:: TO BE DONE ::
In the entries below, repeat only the lines between those holding "Reproduce this chart with matplotlib." and "time_hours = t_start", inclusive. Leave pictures out.

:: SUPPLIED MATERIAL ::
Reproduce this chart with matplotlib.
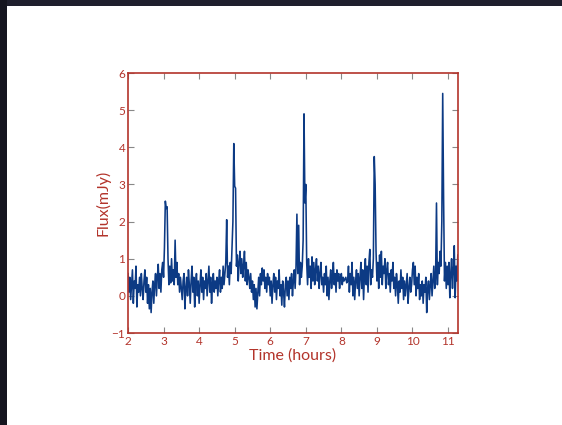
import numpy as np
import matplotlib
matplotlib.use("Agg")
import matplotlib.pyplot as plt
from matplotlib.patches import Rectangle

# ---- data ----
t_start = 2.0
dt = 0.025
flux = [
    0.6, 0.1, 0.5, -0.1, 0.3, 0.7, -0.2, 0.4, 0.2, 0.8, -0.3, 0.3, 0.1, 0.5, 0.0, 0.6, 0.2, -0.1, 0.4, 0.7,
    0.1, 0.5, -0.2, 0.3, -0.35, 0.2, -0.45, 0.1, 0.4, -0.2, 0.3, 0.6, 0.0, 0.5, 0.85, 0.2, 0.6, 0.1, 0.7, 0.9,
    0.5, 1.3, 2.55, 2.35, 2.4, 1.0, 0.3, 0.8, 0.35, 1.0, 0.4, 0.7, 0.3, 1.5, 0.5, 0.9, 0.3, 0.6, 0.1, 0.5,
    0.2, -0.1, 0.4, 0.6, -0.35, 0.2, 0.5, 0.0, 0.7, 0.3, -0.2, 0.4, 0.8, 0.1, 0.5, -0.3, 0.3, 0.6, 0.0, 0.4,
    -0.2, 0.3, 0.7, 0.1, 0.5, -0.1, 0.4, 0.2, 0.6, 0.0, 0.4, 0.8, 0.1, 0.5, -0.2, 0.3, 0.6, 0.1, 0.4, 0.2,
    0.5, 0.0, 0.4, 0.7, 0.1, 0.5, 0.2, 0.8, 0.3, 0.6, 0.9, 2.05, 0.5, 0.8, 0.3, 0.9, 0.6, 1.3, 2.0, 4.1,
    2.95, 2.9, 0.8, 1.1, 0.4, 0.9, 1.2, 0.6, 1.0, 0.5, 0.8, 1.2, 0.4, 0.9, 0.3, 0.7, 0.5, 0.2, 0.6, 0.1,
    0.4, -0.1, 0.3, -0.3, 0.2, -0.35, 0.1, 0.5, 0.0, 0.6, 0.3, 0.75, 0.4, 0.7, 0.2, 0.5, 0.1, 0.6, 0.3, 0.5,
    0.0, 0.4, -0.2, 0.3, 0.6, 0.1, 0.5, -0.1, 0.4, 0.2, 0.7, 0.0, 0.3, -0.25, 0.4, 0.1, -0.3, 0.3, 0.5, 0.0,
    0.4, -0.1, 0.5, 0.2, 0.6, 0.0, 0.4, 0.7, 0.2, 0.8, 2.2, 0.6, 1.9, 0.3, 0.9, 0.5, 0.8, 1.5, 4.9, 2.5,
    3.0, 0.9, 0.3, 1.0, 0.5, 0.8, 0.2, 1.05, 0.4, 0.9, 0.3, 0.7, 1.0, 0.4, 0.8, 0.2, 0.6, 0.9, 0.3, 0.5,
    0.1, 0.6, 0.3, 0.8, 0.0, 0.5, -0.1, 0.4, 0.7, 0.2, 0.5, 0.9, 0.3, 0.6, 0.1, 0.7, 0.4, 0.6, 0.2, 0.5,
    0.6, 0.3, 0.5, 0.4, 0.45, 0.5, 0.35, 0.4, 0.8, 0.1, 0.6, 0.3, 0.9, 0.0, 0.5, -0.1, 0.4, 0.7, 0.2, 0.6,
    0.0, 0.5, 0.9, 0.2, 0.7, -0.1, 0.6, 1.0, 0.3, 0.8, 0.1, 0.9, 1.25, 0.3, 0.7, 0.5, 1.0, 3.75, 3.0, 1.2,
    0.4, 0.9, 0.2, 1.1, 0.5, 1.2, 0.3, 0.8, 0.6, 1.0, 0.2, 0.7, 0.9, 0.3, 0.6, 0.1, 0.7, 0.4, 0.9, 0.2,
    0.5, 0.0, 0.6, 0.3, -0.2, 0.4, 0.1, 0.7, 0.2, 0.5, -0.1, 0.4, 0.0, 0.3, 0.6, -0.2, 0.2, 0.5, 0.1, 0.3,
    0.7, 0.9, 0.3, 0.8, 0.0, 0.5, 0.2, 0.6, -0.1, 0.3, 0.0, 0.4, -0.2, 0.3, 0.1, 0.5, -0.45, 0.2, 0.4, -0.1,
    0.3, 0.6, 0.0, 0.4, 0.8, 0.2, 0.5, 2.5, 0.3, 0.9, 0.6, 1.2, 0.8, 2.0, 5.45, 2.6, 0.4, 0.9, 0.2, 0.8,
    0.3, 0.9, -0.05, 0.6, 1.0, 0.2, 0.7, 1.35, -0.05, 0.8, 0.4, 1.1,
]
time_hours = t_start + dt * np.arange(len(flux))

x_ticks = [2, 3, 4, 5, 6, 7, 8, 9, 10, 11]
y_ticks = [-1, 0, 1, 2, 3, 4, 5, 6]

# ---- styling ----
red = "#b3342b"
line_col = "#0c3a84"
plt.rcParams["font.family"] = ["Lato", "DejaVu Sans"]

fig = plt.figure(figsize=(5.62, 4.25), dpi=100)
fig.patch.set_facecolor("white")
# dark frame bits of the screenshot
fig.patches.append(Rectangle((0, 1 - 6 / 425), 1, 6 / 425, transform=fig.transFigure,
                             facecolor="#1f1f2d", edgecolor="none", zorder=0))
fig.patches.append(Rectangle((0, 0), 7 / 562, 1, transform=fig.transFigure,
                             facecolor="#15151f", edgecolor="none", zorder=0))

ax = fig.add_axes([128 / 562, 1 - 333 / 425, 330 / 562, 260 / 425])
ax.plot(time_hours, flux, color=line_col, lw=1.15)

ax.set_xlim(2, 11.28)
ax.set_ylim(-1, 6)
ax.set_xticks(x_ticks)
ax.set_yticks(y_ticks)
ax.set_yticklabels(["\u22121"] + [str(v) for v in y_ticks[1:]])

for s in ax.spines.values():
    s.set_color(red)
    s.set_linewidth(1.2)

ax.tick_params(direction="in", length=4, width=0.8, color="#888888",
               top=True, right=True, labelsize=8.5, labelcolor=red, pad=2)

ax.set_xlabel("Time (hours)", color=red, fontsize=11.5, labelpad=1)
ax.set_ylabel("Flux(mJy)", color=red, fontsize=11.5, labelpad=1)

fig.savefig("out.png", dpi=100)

---

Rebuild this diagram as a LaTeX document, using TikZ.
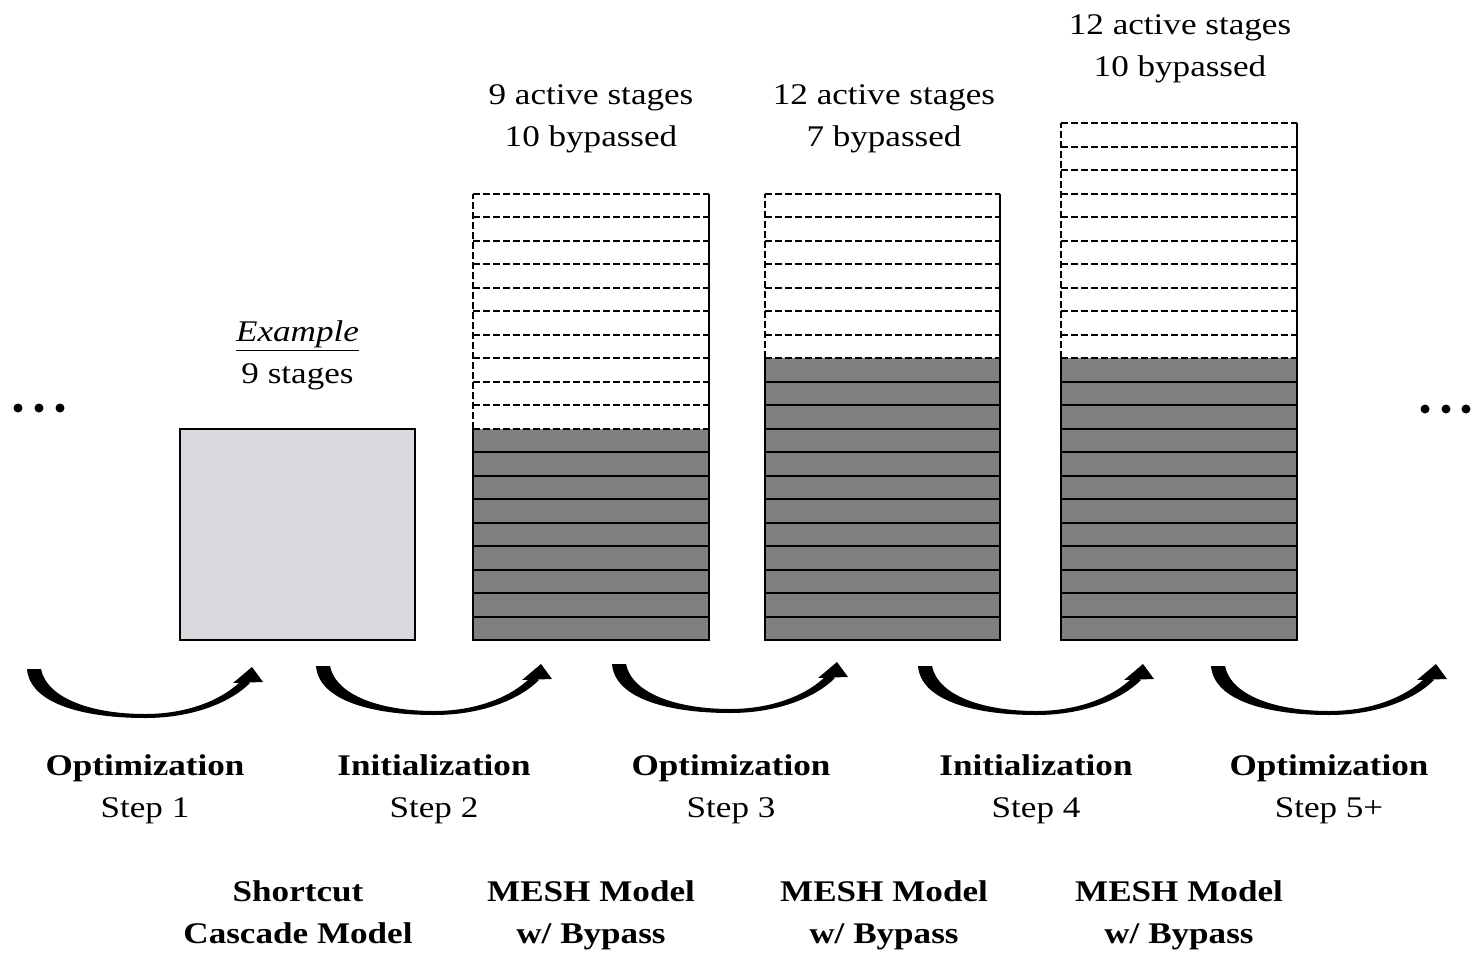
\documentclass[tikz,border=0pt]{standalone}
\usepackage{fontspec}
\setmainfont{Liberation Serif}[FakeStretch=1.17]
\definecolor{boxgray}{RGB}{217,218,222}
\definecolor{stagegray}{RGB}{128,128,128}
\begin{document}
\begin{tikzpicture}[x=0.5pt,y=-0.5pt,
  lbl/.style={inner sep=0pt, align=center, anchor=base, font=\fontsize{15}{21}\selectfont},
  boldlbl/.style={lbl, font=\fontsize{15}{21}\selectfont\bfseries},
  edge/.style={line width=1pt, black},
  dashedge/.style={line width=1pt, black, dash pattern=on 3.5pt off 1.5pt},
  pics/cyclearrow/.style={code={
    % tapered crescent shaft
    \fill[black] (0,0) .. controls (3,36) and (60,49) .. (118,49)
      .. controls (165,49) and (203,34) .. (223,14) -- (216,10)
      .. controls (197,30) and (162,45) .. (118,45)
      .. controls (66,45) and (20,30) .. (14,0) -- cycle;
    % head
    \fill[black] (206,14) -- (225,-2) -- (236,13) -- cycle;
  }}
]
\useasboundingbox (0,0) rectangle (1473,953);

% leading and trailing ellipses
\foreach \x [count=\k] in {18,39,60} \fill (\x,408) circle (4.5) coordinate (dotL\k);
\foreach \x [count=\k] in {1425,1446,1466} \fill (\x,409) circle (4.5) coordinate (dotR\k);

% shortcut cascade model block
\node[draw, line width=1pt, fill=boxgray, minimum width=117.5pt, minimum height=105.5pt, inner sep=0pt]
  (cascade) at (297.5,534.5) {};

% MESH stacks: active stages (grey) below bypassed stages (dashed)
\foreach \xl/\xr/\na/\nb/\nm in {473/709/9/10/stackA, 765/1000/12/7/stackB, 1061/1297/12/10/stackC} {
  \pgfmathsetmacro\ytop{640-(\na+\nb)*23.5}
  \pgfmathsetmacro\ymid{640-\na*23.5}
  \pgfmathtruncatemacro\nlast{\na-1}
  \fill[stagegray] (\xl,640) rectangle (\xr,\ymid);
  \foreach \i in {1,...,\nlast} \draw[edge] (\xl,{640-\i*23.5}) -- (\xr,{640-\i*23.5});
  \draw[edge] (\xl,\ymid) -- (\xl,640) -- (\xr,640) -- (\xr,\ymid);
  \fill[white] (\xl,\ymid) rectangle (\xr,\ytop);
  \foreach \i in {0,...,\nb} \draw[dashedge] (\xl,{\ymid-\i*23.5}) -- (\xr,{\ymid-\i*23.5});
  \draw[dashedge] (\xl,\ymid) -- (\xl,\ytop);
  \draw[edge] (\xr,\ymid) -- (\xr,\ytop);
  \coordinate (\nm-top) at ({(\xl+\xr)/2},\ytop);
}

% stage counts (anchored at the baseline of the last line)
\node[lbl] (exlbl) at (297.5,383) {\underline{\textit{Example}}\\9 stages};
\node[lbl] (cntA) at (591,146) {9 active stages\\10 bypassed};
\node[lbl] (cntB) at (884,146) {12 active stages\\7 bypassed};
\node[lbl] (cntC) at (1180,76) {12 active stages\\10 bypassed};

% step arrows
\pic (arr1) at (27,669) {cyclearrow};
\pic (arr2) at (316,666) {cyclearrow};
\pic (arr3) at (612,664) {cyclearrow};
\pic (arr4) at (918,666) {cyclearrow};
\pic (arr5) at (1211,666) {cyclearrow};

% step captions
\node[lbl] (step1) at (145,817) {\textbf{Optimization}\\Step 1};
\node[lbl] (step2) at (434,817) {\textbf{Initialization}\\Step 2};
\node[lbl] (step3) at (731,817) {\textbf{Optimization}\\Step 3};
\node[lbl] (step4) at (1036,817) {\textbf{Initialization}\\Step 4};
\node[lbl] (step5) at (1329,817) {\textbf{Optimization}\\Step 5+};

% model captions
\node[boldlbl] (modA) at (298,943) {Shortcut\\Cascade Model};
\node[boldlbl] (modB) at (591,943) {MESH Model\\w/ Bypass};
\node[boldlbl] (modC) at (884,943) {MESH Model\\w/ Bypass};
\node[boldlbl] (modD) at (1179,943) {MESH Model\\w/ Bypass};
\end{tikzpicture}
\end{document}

==

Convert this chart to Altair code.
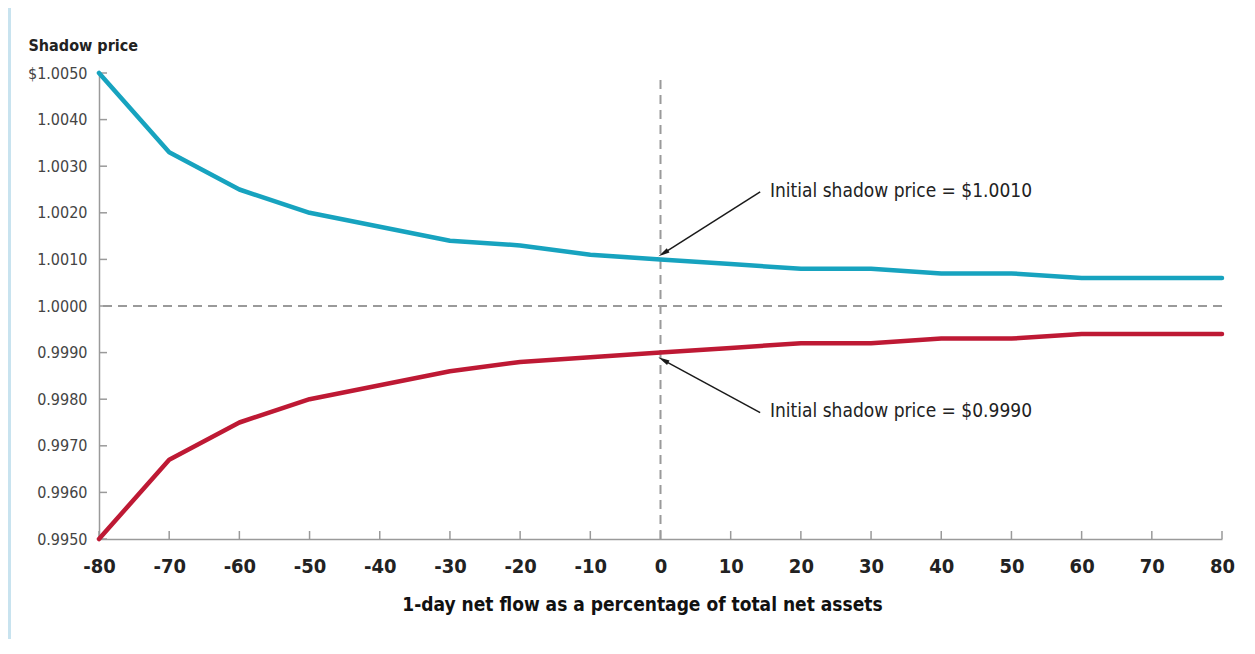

:: RIGHT ANSWER ::
Reproduce this chart with matplotlib.
import numpy as np
import matplotlib
matplotlib.use("Agg")
import matplotlib.pyplot as plt
from matplotlib.patches import Rectangle

# ---- data ----
t_start = 2.0
dt = 0.025
flux = [
    0.6, 0.1, 0.5, -0.1, 0.3, 0.7, -0.2, 0.4, 0.2, 0.8, -0.3, 0.3, 0.1, 0.5, 0.0, 0.6, 0.2, -0.1, 0.4, 0.7,
    0.1, 0.5, -0.2, 0.3, -0.35, 0.2, -0.45, 0.1, 0.4, -0.2, 0.3, 0.6, 0.0, 0.5, 0.85, 0.2, 0.6, 0.1, 0.7, 0.9,
    0.5, 1.3, 2.55, 2.35, 2.4, 1.0, 0.3, 0.8, 0.35, 1.0, 0.4, 0.7, 0.3, 1.5, 0.5, 0.9, 0.3, 0.6, 0.1, 0.5,
    0.2, -0.1, 0.4, 0.6, -0.35, 0.2, 0.5, 0.0, 0.7, 0.3, -0.2, 0.4, 0.8, 0.1, 0.5, -0.3, 0.3, 0.6, 0.0, 0.4,
    -0.2, 0.3, 0.7, 0.1, 0.5, -0.1, 0.4, 0.2, 0.6, 0.0, 0.4, 0.8, 0.1, 0.5, -0.2, 0.3, 0.6, 0.1, 0.4, 0.2,
    0.5, 0.0, 0.4, 0.7, 0.1, 0.5, 0.2, 0.8, 0.3, 0.6, 0.9, 2.05, 0.5, 0.8, 0.3, 0.9, 0.6, 1.3, 2.0, 4.1,
    2.95, 2.9, 0.8, 1.1, 0.4, 0.9, 1.2, 0.6, 1.0, 0.5, 0.8, 1.2, 0.4, 0.9, 0.3, 0.7, 0.5, 0.2, 0.6, 0.1,
    0.4, -0.1, 0.3, -0.3, 0.2, -0.35, 0.1, 0.5, 0.0, 0.6, 0.3, 0.75, 0.4, 0.7, 0.2, 0.5, 0.1, 0.6, 0.3, 0.5,
    0.0, 0.4, -0.2, 0.3, 0.6, 0.1, 0.5, -0.1, 0.4, 0.2, 0.7, 0.0, 0.3, -0.25, 0.4, 0.1, -0.3, 0.3, 0.5, 0.0,
    0.4, -0.1, 0.5, 0.2, 0.6, 0.0, 0.4, 0.7, 0.2, 0.8, 2.2, 0.6, 1.9, 0.3, 0.9, 0.5, 0.8, 1.5, 4.9, 2.5,
    3.0, 0.9, 0.3, 1.0, 0.5, 0.8, 0.2, 1.05, 0.4, 0.9, 0.3, 0.7, 1.0, 0.4, 0.8, 0.2, 0.6, 0.9, 0.3, 0.5,
    0.1, 0.6, 0.3, 0.8, 0.0, 0.5, -0.1, 0.4, 0.7, 0.2, 0.5, 0.9, 0.3, 0.6, 0.1, 0.7, 0.4, 0.6, 0.2, 0.5,
    0.6, 0.3, 0.5, 0.4, 0.45, 0.5, 0.35, 0.4, 0.8, 0.1, 0.6, 0.3, 0.9, 0.0, 0.5, -0.1, 0.4, 0.7, 0.2, 0.6,
    0.0, 0.5, 0.9, 0.2, 0.7, -0.1, 0.6, 1.0, 0.3, 0.8, 0.1, 0.9, 1.25, 0.3, 0.7, 0.5, 1.0, 3.75, 3.0, 1.2,
    0.4, 0.9, 0.2, 1.1, 0.5, 1.2, 0.3, 0.8, 0.6, 1.0, 0.2, 0.7, 0.9, 0.3, 0.6, 0.1, 0.7, 0.4, 0.9, 0.2,
    0.5, 0.0, 0.6, 0.3, -0.2, 0.4, 0.1, 0.7, 0.2, 0.5, -0.1, 0.4, 0.0, 0.3, 0.6, -0.2, 0.2, 0.5, 0.1, 0.3,
    0.7, 0.9, 0.3, 0.8, 0.0, 0.5, 0.2, 0.6, -0.1, 0.3, 0.0, 0.4, -0.2, 0.3, 0.1, 0.5, -0.45, 0.2, 0.4, -0.1,
    0.3, 0.6, 0.0, 0.4, 0.8, 0.2, 0.5, 2.5, 0.3, 0.9, 0.6, 1.2, 0.8, 2.0, 5.45, 2.6, 0.4, 0.9, 0.2, 0.8,
    0.3, 0.9, -0.05, 0.6, 1.0, 0.2, 0.7, 1.35, -0.05, 0.8, 0.4, 1.1,
]
time_hours = t_start + dt * np.arange(len(flux))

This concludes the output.